** To do **
Retype, exactly as they stand, the lines from the start of the data to the line that contains "const P = (x, v, z)", both ends included. Leave the pictures out.

☆ ☆ ☆ ☆ ☆ ☆ ☆

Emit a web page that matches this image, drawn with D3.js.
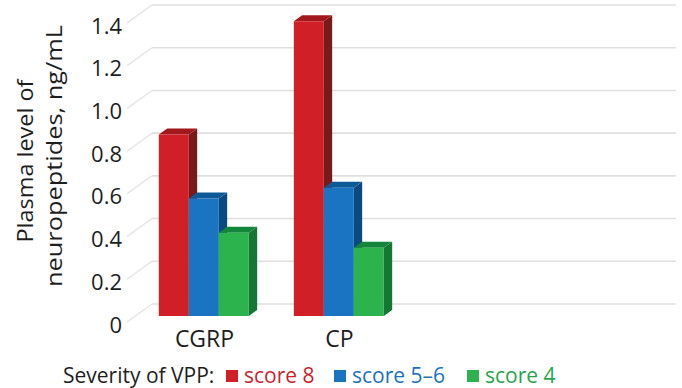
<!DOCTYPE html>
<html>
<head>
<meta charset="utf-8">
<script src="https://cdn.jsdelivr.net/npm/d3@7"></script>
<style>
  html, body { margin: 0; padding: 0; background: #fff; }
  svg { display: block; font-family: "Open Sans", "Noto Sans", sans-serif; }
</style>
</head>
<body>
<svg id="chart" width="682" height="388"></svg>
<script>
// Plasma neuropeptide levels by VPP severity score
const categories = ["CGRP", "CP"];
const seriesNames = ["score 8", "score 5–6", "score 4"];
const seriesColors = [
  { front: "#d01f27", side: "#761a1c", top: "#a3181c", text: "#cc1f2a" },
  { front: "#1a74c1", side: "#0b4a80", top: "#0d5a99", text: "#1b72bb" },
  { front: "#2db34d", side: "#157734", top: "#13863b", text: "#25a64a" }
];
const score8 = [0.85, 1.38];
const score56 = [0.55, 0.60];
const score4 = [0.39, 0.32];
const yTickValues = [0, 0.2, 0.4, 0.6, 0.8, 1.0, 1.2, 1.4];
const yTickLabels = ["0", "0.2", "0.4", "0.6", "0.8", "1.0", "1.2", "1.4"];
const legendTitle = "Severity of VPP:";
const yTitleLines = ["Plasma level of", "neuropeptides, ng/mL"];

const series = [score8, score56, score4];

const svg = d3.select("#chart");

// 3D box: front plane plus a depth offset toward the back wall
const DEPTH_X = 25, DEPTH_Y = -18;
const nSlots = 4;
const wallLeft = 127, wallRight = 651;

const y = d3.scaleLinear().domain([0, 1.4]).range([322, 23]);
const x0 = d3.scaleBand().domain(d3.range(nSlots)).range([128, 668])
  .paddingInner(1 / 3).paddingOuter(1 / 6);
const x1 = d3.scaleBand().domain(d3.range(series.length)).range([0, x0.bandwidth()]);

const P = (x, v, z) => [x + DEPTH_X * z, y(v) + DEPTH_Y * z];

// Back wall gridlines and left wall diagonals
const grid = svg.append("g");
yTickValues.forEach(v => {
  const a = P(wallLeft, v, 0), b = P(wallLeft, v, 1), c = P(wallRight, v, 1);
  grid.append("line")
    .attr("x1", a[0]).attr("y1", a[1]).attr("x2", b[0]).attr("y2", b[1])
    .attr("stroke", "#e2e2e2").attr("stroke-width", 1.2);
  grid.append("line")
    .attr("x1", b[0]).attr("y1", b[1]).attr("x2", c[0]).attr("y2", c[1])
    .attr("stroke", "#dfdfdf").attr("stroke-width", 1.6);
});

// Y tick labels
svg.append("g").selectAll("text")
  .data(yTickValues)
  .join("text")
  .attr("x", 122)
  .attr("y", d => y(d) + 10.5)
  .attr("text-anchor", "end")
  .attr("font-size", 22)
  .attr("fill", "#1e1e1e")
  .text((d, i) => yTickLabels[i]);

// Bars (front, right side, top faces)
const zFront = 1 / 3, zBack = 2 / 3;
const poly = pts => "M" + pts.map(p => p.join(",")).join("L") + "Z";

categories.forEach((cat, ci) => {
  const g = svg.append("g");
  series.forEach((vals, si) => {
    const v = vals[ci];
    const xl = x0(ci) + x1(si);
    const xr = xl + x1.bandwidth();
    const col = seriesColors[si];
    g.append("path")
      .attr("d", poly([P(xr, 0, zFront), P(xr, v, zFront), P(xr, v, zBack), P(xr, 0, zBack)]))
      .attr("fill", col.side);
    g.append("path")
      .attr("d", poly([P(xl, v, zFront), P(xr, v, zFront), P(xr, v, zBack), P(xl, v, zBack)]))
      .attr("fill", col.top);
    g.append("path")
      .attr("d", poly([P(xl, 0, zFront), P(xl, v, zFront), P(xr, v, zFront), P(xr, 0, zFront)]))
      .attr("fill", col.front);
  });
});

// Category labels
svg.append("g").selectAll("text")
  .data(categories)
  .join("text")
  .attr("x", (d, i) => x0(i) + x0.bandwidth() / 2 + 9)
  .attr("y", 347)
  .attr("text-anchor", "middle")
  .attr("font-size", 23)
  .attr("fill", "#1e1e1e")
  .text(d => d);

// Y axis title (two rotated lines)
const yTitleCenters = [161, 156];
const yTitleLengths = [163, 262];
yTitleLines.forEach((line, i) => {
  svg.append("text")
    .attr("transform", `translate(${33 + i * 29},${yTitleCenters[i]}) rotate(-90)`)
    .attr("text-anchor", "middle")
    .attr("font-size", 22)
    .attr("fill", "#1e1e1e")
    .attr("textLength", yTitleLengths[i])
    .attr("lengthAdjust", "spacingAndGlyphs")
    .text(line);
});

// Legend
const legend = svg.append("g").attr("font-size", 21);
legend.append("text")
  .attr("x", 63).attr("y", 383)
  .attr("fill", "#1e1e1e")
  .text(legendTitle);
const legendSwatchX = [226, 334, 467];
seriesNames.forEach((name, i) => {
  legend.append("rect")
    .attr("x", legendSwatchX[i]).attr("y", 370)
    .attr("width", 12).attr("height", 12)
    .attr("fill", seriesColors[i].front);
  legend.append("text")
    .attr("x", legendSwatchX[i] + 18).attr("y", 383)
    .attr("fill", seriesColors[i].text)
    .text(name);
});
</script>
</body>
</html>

☆ ☆ ☆ ☆ ☆ ☆ ☆

** Solution to the exercise **
Emit a web page that matches this image, drawn with D3.js.
<!DOCTYPE html>
<html>
<head>
<meta charset="utf-8">
<script src="https://cdn.jsdelivr.net/npm/d3@7"></script>
<style>
  html, body { margin: 0; padding: 0; background: #fff; }
  svg { display: block; font-family: "Open Sans", "Noto Sans", sans-serif; }
</style>
</head>
<body>
<svg id="chart" width="682" height="388"></svg>
<script>
// Plasma neuropeptide levels by VPP severity score
const categories = ["CGRP", "CP"];
const seriesNames = ["score 8", "score 5–6", "score 4"];
const seriesColors = [
  { front: "#d01f27", side: "#761a1c", top: "#a3181c", text: "#cc1f2a" },
  { front: "#1a74c1", side: "#0b4a80", top: "#0d5a99", text: "#1b72bb" },
  { front: "#2db34d", side: "#157734", top: "#13863b", text: "#25a64a" }
];
const score8 = [0.85, 1.38];
const score56 = [0.55, 0.60];
const score4 = [0.39, 0.32];
const yTickValues = [0, 0.2, 0.4, 0.6, 0.8, 1.0, 1.2, 1.4];
const yTickLabels = ["0", "0.2", "0.4", "0.6", "0.8", "1.0", "1.2", "1.4"];
const legendTitle = "Severity of VPP:";
const yTitleLines = ["Plasma level of", "neuropeptides, ng/mL"];

const series = [score8, score56, score4];

const svg = d3.select("#chart");

// 3D box: front plane plus a depth offset toward the back wall
const DEPTH_X = 25, DEPTH_Y = -18;
const nSlots = 4;
const wallLeft = 127, wallRight = 651;

const y = d3.scaleLinear().domain([0, 1.4]).range([322, 23]);
const x0 = d3.scaleBand().domain(d3.range(nSlots)).range([128, 668])
  .paddingInner(1 / 3).paddingOuter(1 / 6);
const x1 = d3.scaleBand().domain(d3.range(series.length)).range([0, x0.bandwidth()]);

const P = (x, v, z) => [x + DEPTH_X * z, y(v) + DEPTH_Y * z];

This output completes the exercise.